WHAT YOU SHOULD DO>
Write out the entire listing below exactly, with the pictures left out.

SUPPLIED DATA>
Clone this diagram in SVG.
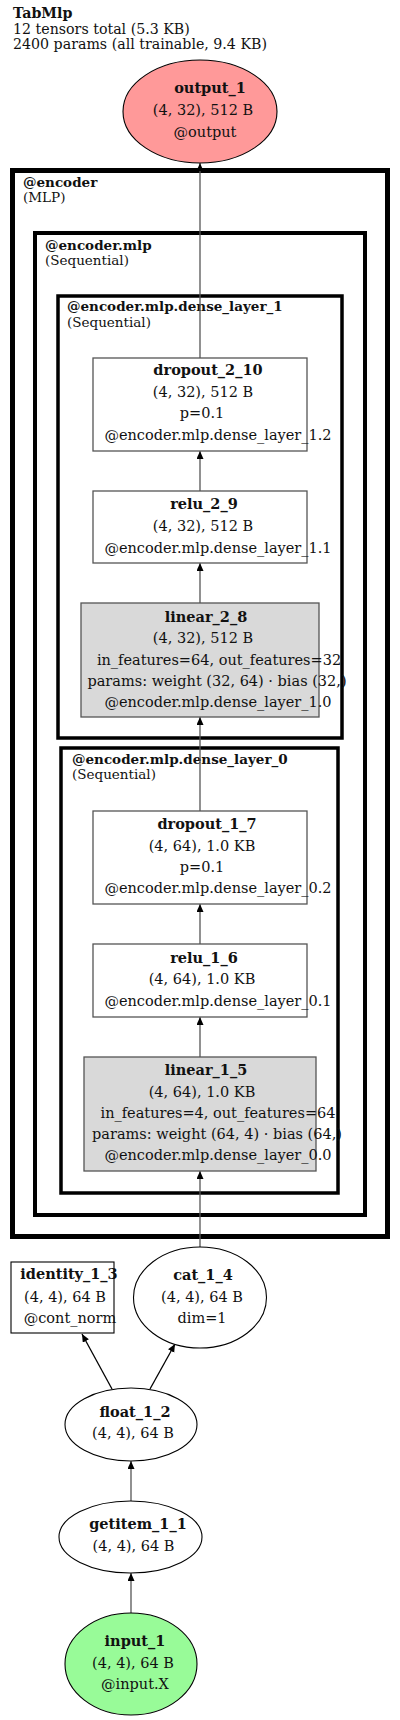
<svg xmlns="http://www.w3.org/2000/svg" width="400" height="1720" viewBox="0 0 400 1720">
<style>
text{font-family:"DejaVu Serif","Liberation Serif",serif;font-size:13.5px;fill:#111}
.c{text-anchor:middle;font-size:14.5px}
.b{font-weight:bold}
.cl{fill:none;stroke:#000}
.box{fill:#fff;stroke:#555;stroke-width:1.3}
.lin{fill:#d9d9d9;stroke:#555;stroke-width:1.3}
.ell{fill:#fff;stroke:#000;stroke-width:1.1}
.e{stroke:#555;stroke-width:1.3;fill:none;marker-end:url(#ah)}
.ek{stroke:#000;stroke-width:1.3;fill:none;marker-end:url(#ak)}
</style>
<defs>
<marker id="ah" markerUnits="userSpaceOnUse" markerWidth="8" markerHeight="8" refX="8" refY="3.5" orient="auto"><path d="M0,0 L8,3.5 L0,7 z" fill="#000"/></marker>
<marker id="ak" markerUnits="userSpaceOnUse" markerWidth="8" markerHeight="8" refX="8" refY="3.5" orient="auto"><path d="M0,0 L8,3.5 L0,7 z" fill="#000"/></marker>
</defs>
<rect width="400" height="1720" fill="#fff"/>
<g id="title">
<text x="13" y="18" class="b" style="font-size:14.2px">TabMlp</text>
<text x="13" y="34" style="font-size:14.2px">12 tensors total (5.3 KB)</text>
<text x="13" y="49" style="font-size:14.2px">2400 params (all trainable, 9.4 KB)</text>
</g>
<g id="clusters">
<g id="cluster_encoder">
<rect class="cl" x="12.5" y="170.5" width="375" height="1066" stroke-width="5"/>
<text x="23" y="187" class="b">@encoder</text>
<text x="23" y="202">(MLP)</text>
</g>
<g id="cluster_encoder_mlp">
<rect class="cl" x="35" y="233" width="330" height="982" stroke-width="4"/>
<text x="45" y="250" class="b">@encoder.mlp</text>
<text x="45" y="265">(Sequential)</text>
</g>
<g id="cluster_dense_layer_1">
<rect class="cl" x="58" y="296" width="284" height="442" stroke-width="3.5"/>
<text x="67" y="311" class="b">@encoder.mlp.dense_layer_1</text>
<text x="67" y="327">(Sequential)</text>
</g>
<g id="cluster_dense_layer_0">
<rect class="cl" x="61" y="748" width="277" height="445" stroke-width="3.5"/>
<text x="72" y="764" class="b">@encoder.mlp.dense_layer_0</text>
<text x="72" y="779">(Sequential)</text>
</g>
</g>
<g id="edges">
<line class="e" x1="200" y1="358" x2="200" y2="163"/>
<line class="e" x1="200" y1="491" x2="200" y2="451"/>
<line class="e" x1="200" y1="603" x2="200" y2="563"/>
<line class="e" x1="200" y1="811" x2="200" y2="717"/>
<line class="e" x1="200" y1="944" x2="200" y2="904"/>
<line class="e" x1="200" y1="1057" x2="200" y2="1017"/>
<line class="e" x1="200" y1="1247" x2="200" y2="1171"/>
<line class="ek" x1="112" y1="1389" x2="82" y2="1334"/>
<line class="ek" x1="150" y1="1389" x2="175" y2="1344"/>
<line class="e" x1="131" y1="1501" x2="131" y2="1461"/>
<line class="e" x1="131" y1="1613" x2="131" y2="1573"/>
</g>
<g id="output_1">
<ellipse cx="200" cy="111.5" rx="77" ry="51.5" fill="#ff9999" stroke="#000" stroke-width="1.1"/>
<text x="210" y="93" class="c b">output_1</text>
<text x="203" y="115" class="c">(4, 32), 512 B</text>
<text x="205" y="137" class="c">@output</text>
</g>
<g id="dropout_2_10">
<rect class="box" x="93" y="358" width="214" height="93"/>
<text x="208" y="375" class="c b">dropout_2_10</text>
<text x="203" y="397" class="c">(4, 32), 512 B</text>
<text x="202" y="418" class="c">p=0.1</text>
<text x="218" y="440" class="c">@encoder.mlp.dense_layer_1.2</text>
</g>
<g id="relu_2_9">
<rect class="box" x="93" y="491" width="214" height="72"/>
<text x="204" y="509" class="c b">relu_2_9</text>
<text x="203" y="531" class="c">(4, 32), 512 B</text>
<text x="218" y="553" class="c">@encoder.mlp.dense_layer_1.1</text>
</g>
<g id="linear_2_8">
<rect class="lin" x="81" y="603" width="238" height="114"/>
<text x="206" y="622" class="c b">linear_2_8</text>
<text x="203" y="643" class="c">(4, 32), 512 B</text>
<text x="219" y="665" class="c">in_features=64, out_features=32</text>
<text x="217" y="686" class="c">params: weight (32, 64) · bias (32,)</text>
<text x="218" y="707" class="c">@encoder.mlp.dense_layer_1.0</text>
</g>
<g id="dropout_1_7">
<rect class="box" x="93" y="811" width="214" height="93"/>
<text x="207" y="829" class="c b">dropout_1_7</text>
<text x="202" y="851" class="c">(4, 64), 1.0 KB</text>
<text x="202" y="872" class="c">p=0.1</text>
<text x="218" y="893" class="c">@encoder.mlp.dense_layer_0.2</text>
</g>
<g id="relu_1_6">
<rect class="box" x="93" y="944" width="214" height="73"/>
<text x="204" y="963" class="c b">relu_1_6</text>
<text x="202" y="984" class="c">(4, 64), 1.0 KB</text>
<text x="218" y="1006" class="c">@encoder.mlp.dense_layer_0.1</text>
</g>
<g id="linear_1_5">
<rect class="lin" x="84" y="1057" width="232" height="114"/>
<text x="206" y="1075" class="c b">linear_1_5</text>
<text x="202" y="1097" class="c">(4, 64), 1.0 KB</text>
<text x="218" y="1118" class="c">in_features=4, out_features=64</text>
<text x="217" y="1139" class="c">params: weight (64, 4) · bias (64,)</text>
<text x="218" y="1160" class="c">@encoder.mlp.dense_layer_0.0</text>
</g>
<g id="cat_1_4">
<ellipse class="ell" cx="200" cy="1297.5" rx="66.5" ry="50.5"/>
<text x="203" y="1280" class="c b">cat_1_4</text>
<text x="202" y="1302" class="c">(4, 4), 64 B</text>
<text x="202" y="1323" class="c">dim=1</text>
</g>
<g id="identity_1_3">
<rect x="11" y="1262" width="103" height="71" fill="#fff" stroke="#000" stroke-width="1.1"/>
<text x="69" y="1279" class="c b">identity_1_3</text>
<text x="65" y="1302" class="c">(4, 4), 64 B</text>
<text x="70" y="1323" class="c">@cont_norm</text>
</g>
<g id="float_1_2">
<ellipse class="ell" cx="131" cy="1424.5" rx="66" ry="36.5"/>
<text x="135" y="1417" class="c b">float_1_2</text>
<text x="133" y="1438" class="c">(4, 4), 64 B</text>
</g>
<g id="getitem_1_1">
<ellipse class="ell" cx="130.5" cy="1537" rx="71.5" ry="36"/>
<text x="138" y="1529" class="c b">getitem_1_1</text>
<text x="133.5" y="1551" class="c">(4, 4), 64 B</text>
</g>
<g id="input_1">
<ellipse cx="131" cy="1664" rx="66" ry="51" fill="#98fb98" stroke="#000" stroke-width="1.1"/>
<text x="135" y="1646" class="c b">input_1</text>
<text x="133" y="1668" class="c">(4, 4), 64 B</text>
<text x="135" y="1689" class="c">@input.X</text>
</g>
</svg>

THE REPLY>
Clone this diagram in SVG.
<svg xmlns="http://www.w3.org/2000/svg" width="400" height="1720" viewBox="0 0 400 1720">
<style>
text{font-family:"DejaVu Serif","Liberation Serif",serif;font-size:13.5px;fill:#111}
.c{text-anchor:middle;font-size:14.5px}
.b{font-weight:bold}
.cl{fill:none;stroke:#000}
.box{fill:#fff;stroke:#555;stroke-width:1.3}
.lin{fill:#d9d9d9;stroke:#555;stroke-width:1.3}
.ell{fill:#fff;stroke:#000;stroke-width:1.1}
.e{stroke:#555;stroke-width:1.3;fill:none;marker-end:url(#ah)}
.ek{stroke:#000;stroke-width:1.3;fill:none;marker-end:url(#ak)}
</style>
<defs>
<marker id="ah" markerUnits="userSpaceOnUse" markerWidth="8" markerHeight="8" refX="8" refY="3.5" orient="auto"><path d="M0,0 L8,3.5 L0,7 z" fill="#000"/></marker>
<marker id="ak" markerUnits="userSpaceOnUse" markerWidth="8" markerHeight="8" refX="8" refY="3.5" orient="auto"><path d="M0,0 L8,3.5 L0,7 z" fill="#000"/></marker>
</defs>
<rect width="400" height="1720" fill="#fff"/>
<g id="title">
<text x="13" y="18" class="b" style="font-size:14.2px">TabMlp</text>
<text x="13" y="34" style="font-size:14.2px">12 tensors total (5.3 KB)</text>
<text x="13" y="49" style="font-size:14.2px">2400 params (all trainable, 9.4 KB)</text>
</g>
<g id="clusters">
<g id="cluster_encoder">
<rect class="cl" x="12.5" y="170.5" width="375" height="1066" stroke-width="5"/>
<text x="23" y="187" class="b">@encoder</text>
<text x="23" y="202">(MLP)</text>
</g>
<g id="cluster_encoder_mlp">
<rect class="cl" x="35" y="233" width="330" height="982" stroke-width="4"/>
<text x="45" y="250" class="b">@encoder.mlp</text>
<text x="45" y="265">(Sequential)</text>
</g>
<g id="cluster_dense_layer_1">
<rect class="cl" x="58" y="296" width="284" height="442" stroke-width="3.5"/>
<text x="67" y="311" class="b">@encoder.mlp.dense_layer_1</text>
<text x="67" y="327">(Sequential)</text>
</g>
<g id="cluster_dense_layer_0">
<rect class="cl" x="61" y="748" width="277" height="445" stroke-width="3.5"/>
<text x="72" y="764" class="b">@encoder.mlp.dense_layer_0</text>
<text x="72" y="779">(Sequential)</text>
</g>
</g>
<g id="edges">
<line class="e" x1="200" y1="358" x2="200" y2="163"/>
<line class="e" x1="200" y1="491" x2="200" y2="451"/>
<line class="e" x1="200" y1="603" x2="200" y2="563"/>
<line class="e" x1="200" y1="811" x2="200" y2="717"/>
<line class="e" x1="200" y1="944" x2="200" y2="904"/>
<line class="e" x1="200" y1="1057" x2="200" y2="1017"/>
<line class="e" x1="200" y1="1247" x2="200" y2="1171"/>
<line class="ek" x1="112" y1="1389" x2="82" y2="1334"/>
<line class="ek" x1="150" y1="1389" x2="175" y2="1344"/>
<line class="e" x1="131" y1="1501" x2="131" y2="1461"/>
<line class="e" x1="131" y1="1613" x2="131" y2="1573"/>
</g>
<g id="output_1">
<ellipse cx="200" cy="111.5" rx="77" ry="51.5" fill="#ff9999" stroke="#000" stroke-width="1.1"/>
<text x="210" y="93" class="c b">output_1</text>
<text x="203" y="115" class="c">(4, 32), 512 B</text>
<text x="205" y="137" class="c">@output</text>
</g>
<g id="dropout_2_10">
<rect class="box" x="93" y="358" width="214" height="93"/>
<text x="208" y="375" class="c b">dropout_2_10</text>
<text x="203" y="397" class="c">(4, 32), 512 B</text>
<text x="202" y="418" class="c">p=0.1</text>
<text x="218" y="440" class="c">@encoder.mlp.dense_layer_1.2</text>
</g>
<g id="relu_2_9">
<rect class="box" x="93" y="491" width="214" height="72"/>
<text x="204" y="509" class="c b">relu_2_9</text>
<text x="203" y="531" class="c">(4, 32), 512 B</text>
<text x="218" y="553" class="c">@encoder.mlp.dense_layer_1.1</text>
</g>
<g id="linear_2_8">
<rect class="lin" x="81" y="603" width="238" height="114"/>
<text x="206" y="622" class="c b">linear_2_8</text>
<text x="203" y="643" class="c">(4, 32), 512 B</text>
<text x="219" y="665" class="c">in_features=64, out_features=32</text>
<text x="217" y="686" class="c">params: weight (32, 64) · bias (32,)</text>
<text x="218" y="707" class="c">@encoder.mlp.dense_layer_1.0</text>
</g>
<g id="dropout_1_7">
<rect class="box" x="93" y="811" width="214" height="93"/>
<text x="207" y="829" class="c b">dropout_1_7</text>
<text x="202" y="851" class="c">(4, 64), 1.0 KB</text>
<text x="202" y="872" class="c">p=0.1</text>
<text x="218" y="893" class="c">@encoder.mlp.dense_layer_0.2</text>
</g>
<g id="relu_1_6">
<rect class="box" x="93" y="944" width="214" height="73"/>
<text x="204" y="963" class="c b">relu_1_6</text>
<text x="202" y="984" class="c">(4, 64), 1.0 KB</text>
<text x="218" y="1006" class="c">@encoder.mlp.dense_layer_0.1</text>
</g>
<g id="linear_1_5">
<rect class="lin" x="84" y="1057" width="232" height="114"/>
<text x="206" y="1075" class="c b">linear_1_5</text>
<text x="202" y="1097" class="c">(4, 64), 1.0 KB</text>
<text x="218" y="1118" class="c">in_features=4, out_features=64</text>
<text x="217" y="1139" class="c">params: weight (64, 4) · bias (64,)</text>
<text x="218" y="1160" class="c">@encoder.mlp.dense_layer_0.0</text>
</g>
<g id="cat_1_4">
<ellipse class="ell" cx="200" cy="1297.5" rx="66.5" ry="50.5"/>
<text x="203" y="1280" class="c b">cat_1_4</text>
<text x="202" y="1302" class="c">(4, 4), 64 B</text>
<text x="202" y="1323" class="c">dim=1</text>
</g>
<g id="identity_1_3">
<rect x="11" y="1262" width="103" height="71" fill="#fff" stroke="#000" stroke-width="1.1"/>
<text x="69" y="1279" class="c b">identity_1_3</text>
<text x="65" y="1302" class="c">(4, 4), 64 B</text>
<text x="70" y="1323" class="c">@cont_norm</text>
</g>
<g id="float_1_2">
<ellipse class="ell" cx="131" cy="1424.5" rx="66" ry="36.5"/>
<text x="135" y="1417" class="c b">float_1_2</text>
<text x="133" y="1438" class="c">(4, 4), 64 B</text>
</g>
<g id="getitem_1_1">
<ellipse class="ell" cx="130.5" cy="1537" rx="71.5" ry="36"/>
<text x="138" y="1529" class="c b">getitem_1_1</text>
<text x="133.5" y="1551" class="c">(4, 4), 64 B</text>
</g>
<g id="input_1">
<ellipse cx="131" cy="1664" rx="66" ry="51" fill="#98fb98" stroke="#000" stroke-width="1.1"/>
<text x="135" y="1646" class="c b">input_1</text>
<text x="133" y="1668" class="c">(4, 4), 64 B</text>
<text x="135" y="1689" class="c">@input.X</text>
</g>
</svg>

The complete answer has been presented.